■ Objective ■
Nothing in the data should change when you return it, but leave the pictures out.

┌──

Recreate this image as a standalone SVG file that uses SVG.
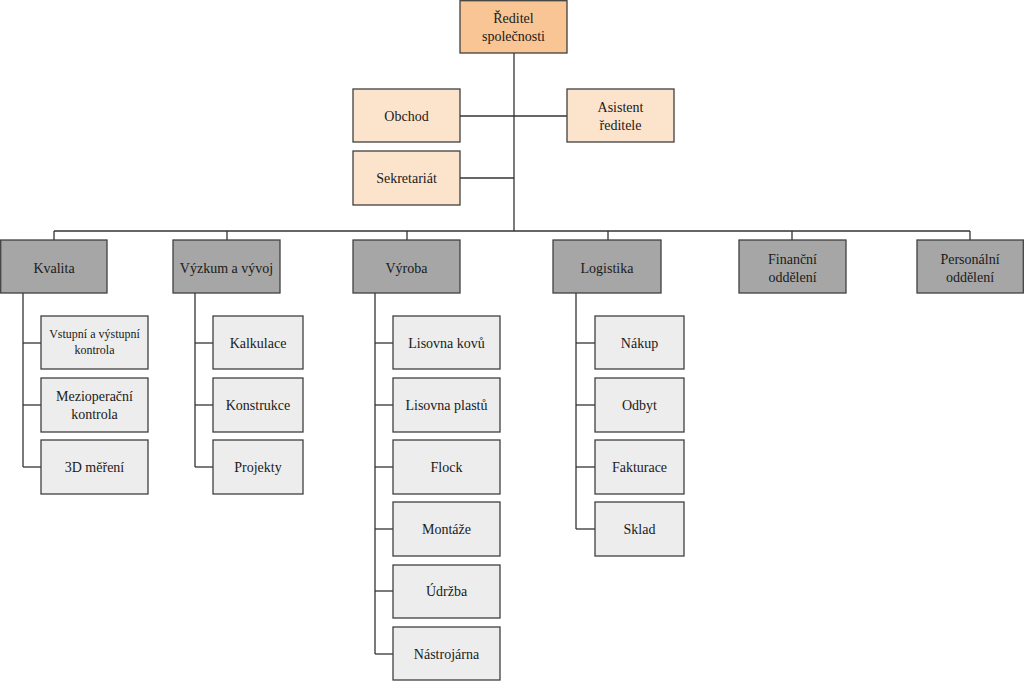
<svg xmlns="http://www.w3.org/2000/svg" width="1024" height="681" viewBox="0 0 1024 681" font-family="Liberation Serif, DejaVu Serif, serif">
<style>
rect{stroke:#404040;stroke-width:1.3}
.top{fill:#FAC594}
.mgr{fill:#FCE4CC}
.dept{fill:#A6A6A6}
.sub{fill:#EDEDED}
text{font-family:'Liberation Serif','DejaVu Serif',serif;font-size:14px;fill:#1a1a1a;text-anchor:middle}
.sm{font-size:12px}
#connectors line{stroke:#333;stroke-width:1.3}
</style>
<rect width="1024" height="681" fill="#fff" style="stroke:none"/>
<g id="connectors">
<line x1="514" y1="53" x2="514" y2="231"/>
<line x1="460" y1="116" x2="567" y2="116"/>
<line x1="460" y1="178" x2="514" y2="178"/>
<line x1="54" y1="231" x2="970" y2="231"/>
<line x1="54" y1="231" x2="54" y2="240"/>
<line x1="227" y1="231" x2="227" y2="240"/>
<line x1="407" y1="231" x2="407" y2="240"/>
<line x1="608" y1="231" x2="608" y2="240"/>
<line x1="792" y1="231" x2="792" y2="240"/>
<line x1="970" y1="231" x2="970" y2="240"/>
<line x1="23" y1="293" x2="23" y2="467"/>
<line x1="23" y1="343" x2="41" y2="343"/>
<line x1="23" y1="405" x2="41" y2="405"/>
<line x1="23" y1="467" x2="41" y2="467"/>
<line x1="195" y1="293" x2="195" y2="467"/>
<line x1="195" y1="343" x2="213" y2="343"/>
<line x1="195" y1="405" x2="213" y2="405"/>
<line x1="195" y1="467" x2="213" y2="467"/>
<line x1="375" y1="293" x2="375" y2="654"/>
<line x1="375" y1="343" x2="393" y2="343"/>
<line x1="375" y1="405" x2="393" y2="405"/>
<line x1="375" y1="467" x2="393" y2="467"/>
<line x1="375" y1="529" x2="393" y2="529"/>
<line x1="375" y1="591" x2="393" y2="591"/>
<line x1="375" y1="654" x2="393" y2="654"/>
<line x1="576" y1="293" x2="576" y2="529"/>
<line x1="576" y1="343" x2="595" y2="343"/>
<line x1="576" y1="405" x2="595" y2="405"/>
<line x1="576" y1="467" x2="595" y2="467"/>
<line x1="576" y1="529" x2="595" y2="529"/>
</g>
<g id="reditel"><rect class="top" x="460" y="0.7" width="107" height="52.3"/><text x="513.5" y="23">Ředitel</text><text x="513.5" y="41">společnosti</text></g>
<g id="obchod"><rect class="mgr" x="353" y="89" width="107" height="53"/><text x="406.5" y="121">Obchod</text></g>
<g id="asistent"><rect class="mgr" x="567" y="89" width="107" height="53"/><text x="620.5" y="112">Asistent</text><text x="620.5" y="130">ředitele</text></g>
<g id="sekretariat"><rect class="mgr" x="353" y="151" width="107" height="54"/><text x="406.5" y="183">Sekretariát</text></g>
<g id="kvalita"><rect class="dept" x="0.7" y="240" width="106.3" height="53"/><text x="54" y="273">Kvalita</text></g>
<g id="vyzkum"><rect class="dept" x="173" y="240" width="107" height="53"/><text x="226.5" y="273">Výzkum a vývoj</text></g>
<g id="vyroba"><rect class="dept" x="353" y="240" width="107" height="53"/><text x="406.5" y="273">Výroba</text></g>
<g id="logistika"><rect class="dept" x="553" y="240" width="108" height="53"/><text x="607" y="273">Logistika</text></g>
<g id="financni"><rect class="dept" x="739" y="240" width="107" height="53"/><text x="792.5" y="264">Finanční</text><text x="792.5" y="282">oddělení</text></g>
<g id="personalni"><rect class="dept" x="917" y="240" width="106.3" height="53"/><text x="970" y="264">Personální</text><text x="970" y="282">oddělení</text></g>
<g id="vstupni"><rect class="sub" x="41" y="316" width="107" height="53"/><text class="sm" x="94.5" y="338">Vstupní a výstupní</text><text class="sm" x="94.5" y="354">kontrola</text></g>
<g id="mezi"><rect class="sub" x="41" y="378" width="107" height="54"/><text x="94.5" y="401">Mezioperační</text><text x="94.5" y="419">kontrola</text></g>
<g id="mereni3d"><rect class="sub" x="41" y="440" width="107" height="54"/><text x="94.5" y="472">3D měření</text></g>
<g id="kalkulace"><rect class="sub" x="213" y="316" width="90" height="53"/><text x="258" y="348">Kalkulace</text></g>
<g id="konstrukce"><rect class="sub" x="213" y="378" width="90" height="54"/><text x="258" y="410">Konstrukce</text></g>
<g id="projekty"><rect class="sub" x="213" y="440" width="90" height="54"/><text x="258" y="472">Projekty</text></g>
<g id="lisovnakovu"><rect class="sub" x="393" y="316" width="107" height="53"/><text x="446.5" y="348">Lisovna kovů</text></g>
<g id="lisovnaplastu"><rect class="sub" x="393" y="378" width="107" height="54"/><text x="446.5" y="410">Lisovna plastů</text></g>
<g id="flock"><rect class="sub" x="393" y="440" width="107" height="54"/><text x="446.5" y="472">Flock</text></g>
<g id="montaze"><rect class="sub" x="393" y="502" width="107" height="54"/><text x="446.5" y="534">Montáže</text></g>
<g id="udrzba"><rect class="sub" x="393" y="565" width="107" height="53"/><text x="446.5" y="596">Údržba</text></g>
<g id="nastrojarna"><rect class="sub" x="393" y="627" width="107" height="53"/><text x="446.5" y="659">Nástrojárna</text></g>
<g id="nakup"><rect class="sub" x="595" y="316" width="89" height="53"/><text x="639.5" y="348">Nákup</text></g>
<g id="odbyt"><rect class="sub" x="595" y="378" width="89" height="54"/><text x="639.5" y="410">Odbyt</text></g>
<g id="fakturace"><rect class="sub" x="595" y="440" width="89" height="54"/><text x="639.5" y="472">Fakturace</text></g>
<g id="sklad"><rect class="sub" x="595" y="502" width="89" height="54"/><text x="639.5" y="534">Sklad</text></g>
</svg>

└──

■ Written answer ■
Recreate this image as a standalone SVG file that uses SVG.
<svg xmlns="http://www.w3.org/2000/svg" width="1024" height="681" viewBox="0 0 1024 681" font-family="Liberation Serif, DejaVu Serif, serif">
<style>
rect{stroke:#404040;stroke-width:1.3}
.top{fill:#FAC594}
.mgr{fill:#FCE4CC}
.dept{fill:#A6A6A6}
.sub{fill:#EDEDED}
text{font-family:'Liberation Serif','DejaVu Serif',serif;font-size:14px;fill:#1a1a1a;text-anchor:middle}
.sm{font-size:12px}
#connectors line{stroke:#333;stroke-width:1.3}
</style>
<rect width="1024" height="681" fill="#fff" style="stroke:none"/>
<g id="connectors">
<line x1="514" y1="53" x2="514" y2="231"/>
<line x1="460" y1="116" x2="567" y2="116"/>
<line x1="460" y1="178" x2="514" y2="178"/>
<line x1="54" y1="231" x2="970" y2="231"/>
<line x1="54" y1="231" x2="54" y2="240"/>
<line x1="227" y1="231" x2="227" y2="240"/>
<line x1="407" y1="231" x2="407" y2="240"/>
<line x1="608" y1="231" x2="608" y2="240"/>
<line x1="792" y1="231" x2="792" y2="240"/>
<line x1="970" y1="231" x2="970" y2="240"/>
<line x1="23" y1="293" x2="23" y2="467"/>
<line x1="23" y1="343" x2="41" y2="343"/>
<line x1="23" y1="405" x2="41" y2="405"/>
<line x1="23" y1="467" x2="41" y2="467"/>
<line x1="195" y1="293" x2="195" y2="467"/>
<line x1="195" y1="343" x2="213" y2="343"/>
<line x1="195" y1="405" x2="213" y2="405"/>
<line x1="195" y1="467" x2="213" y2="467"/>
<line x1="375" y1="293" x2="375" y2="654"/>
<line x1="375" y1="343" x2="393" y2="343"/>
<line x1="375" y1="405" x2="393" y2="405"/>
<line x1="375" y1="467" x2="393" y2="467"/>
<line x1="375" y1="529" x2="393" y2="529"/>
<line x1="375" y1="591" x2="393" y2="591"/>
<line x1="375" y1="654" x2="393" y2="654"/>
<line x1="576" y1="293" x2="576" y2="529"/>
<line x1="576" y1="343" x2="595" y2="343"/>
<line x1="576" y1="405" x2="595" y2="405"/>
<line x1="576" y1="467" x2="595" y2="467"/>
<line x1="576" y1="529" x2="595" y2="529"/>
</g>
<g id="reditel"><rect class="top" x="460" y="0.7" width="107" height="52.3"/><text x="513.5" y="23">Ředitel</text><text x="513.5" y="41">společnosti</text></g>
<g id="obchod"><rect class="mgr" x="353" y="89" width="107" height="53"/><text x="406.5" y="121">Obchod</text></g>
<g id="asistent"><rect class="mgr" x="567" y="89" width="107" height="53"/><text x="620.5" y="112">Asistent</text><text x="620.5" y="130">ředitele</text></g>
<g id="sekretariat"><rect class="mgr" x="353" y="151" width="107" height="54"/><text x="406.5" y="183">Sekretariát</text></g>
<g id="kvalita"><rect class="dept" x="0.7" y="240" width="106.3" height="53"/><text x="54" y="273">Kvalita</text></g>
<g id="vyzkum"><rect class="dept" x="173" y="240" width="107" height="53"/><text x="226.5" y="273">Výzkum a vývoj</text></g>
<g id="vyroba"><rect class="dept" x="353" y="240" width="107" height="53"/><text x="406.5" y="273">Výroba</text></g>
<g id="logistika"><rect class="dept" x="553" y="240" width="108" height="53"/><text x="607" y="273">Logistika</text></g>
<g id="financni"><rect class="dept" x="739" y="240" width="107" height="53"/><text x="792.5" y="264">Finanční</text><text x="792.5" y="282">oddělení</text></g>
<g id="personalni"><rect class="dept" x="917" y="240" width="106.3" height="53"/><text x="970" y="264">Personální</text><text x="970" y="282">oddělení</text></g>
<g id="vstupni"><rect class="sub" x="41" y="316" width="107" height="53"/><text class="sm" x="94.5" y="338">Vstupní a výstupní</text><text class="sm" x="94.5" y="354">kontrola</text></g>
<g id="mezi"><rect class="sub" x="41" y="378" width="107" height="54"/><text x="94.5" y="401">Mezioperační</text><text x="94.5" y="419">kontrola</text></g>
<g id="mereni3d"><rect class="sub" x="41" y="440" width="107" height="54"/><text x="94.5" y="472">3D měření</text></g>
<g id="kalkulace"><rect class="sub" x="213" y="316" width="90" height="53"/><text x="258" y="348">Kalkulace</text></g>
<g id="konstrukce"><rect class="sub" x="213" y="378" width="90" height="54"/><text x="258" y="410">Konstrukce</text></g>
<g id="projekty"><rect class="sub" x="213" y="440" width="90" height="54"/><text x="258" y="472">Projekty</text></g>
<g id="lisovnakovu"><rect class="sub" x="393" y="316" width="107" height="53"/><text x="446.5" y="348">Lisovna kovů</text></g>
<g id="lisovnaplastu"><rect class="sub" x="393" y="378" width="107" height="54"/><text x="446.5" y="410">Lisovna plastů</text></g>
<g id="flock"><rect class="sub" x="393" y="440" width="107" height="54"/><text x="446.5" y="472">Flock</text></g>
<g id="montaze"><rect class="sub" x="393" y="502" width="107" height="54"/><text x="446.5" y="534">Montáže</text></g>
<g id="udrzba"><rect class="sub" x="393" y="565" width="107" height="53"/><text x="446.5" y="596">Údržba</text></g>
<g id="nastrojarna"><rect class="sub" x="393" y="627" width="107" height="53"/><text x="446.5" y="659">Nástrojárna</text></g>
<g id="nakup"><rect class="sub" x="595" y="316" width="89" height="53"/><text x="639.5" y="348">Nákup</text></g>
<g id="odbyt"><rect class="sub" x="595" y="378" width="89" height="54"/><text x="639.5" y="410">Odbyt</text></g>
<g id="fakturace"><rect class="sub" x="595" y="440" width="89" height="54"/><text x="639.5" y="472">Fakturace</text></g>
<g id="sklad"><rect class="sub" x="595" y="502" width="89" height="54"/><text x="639.5" y="534">Sklad</text></g>
</svg>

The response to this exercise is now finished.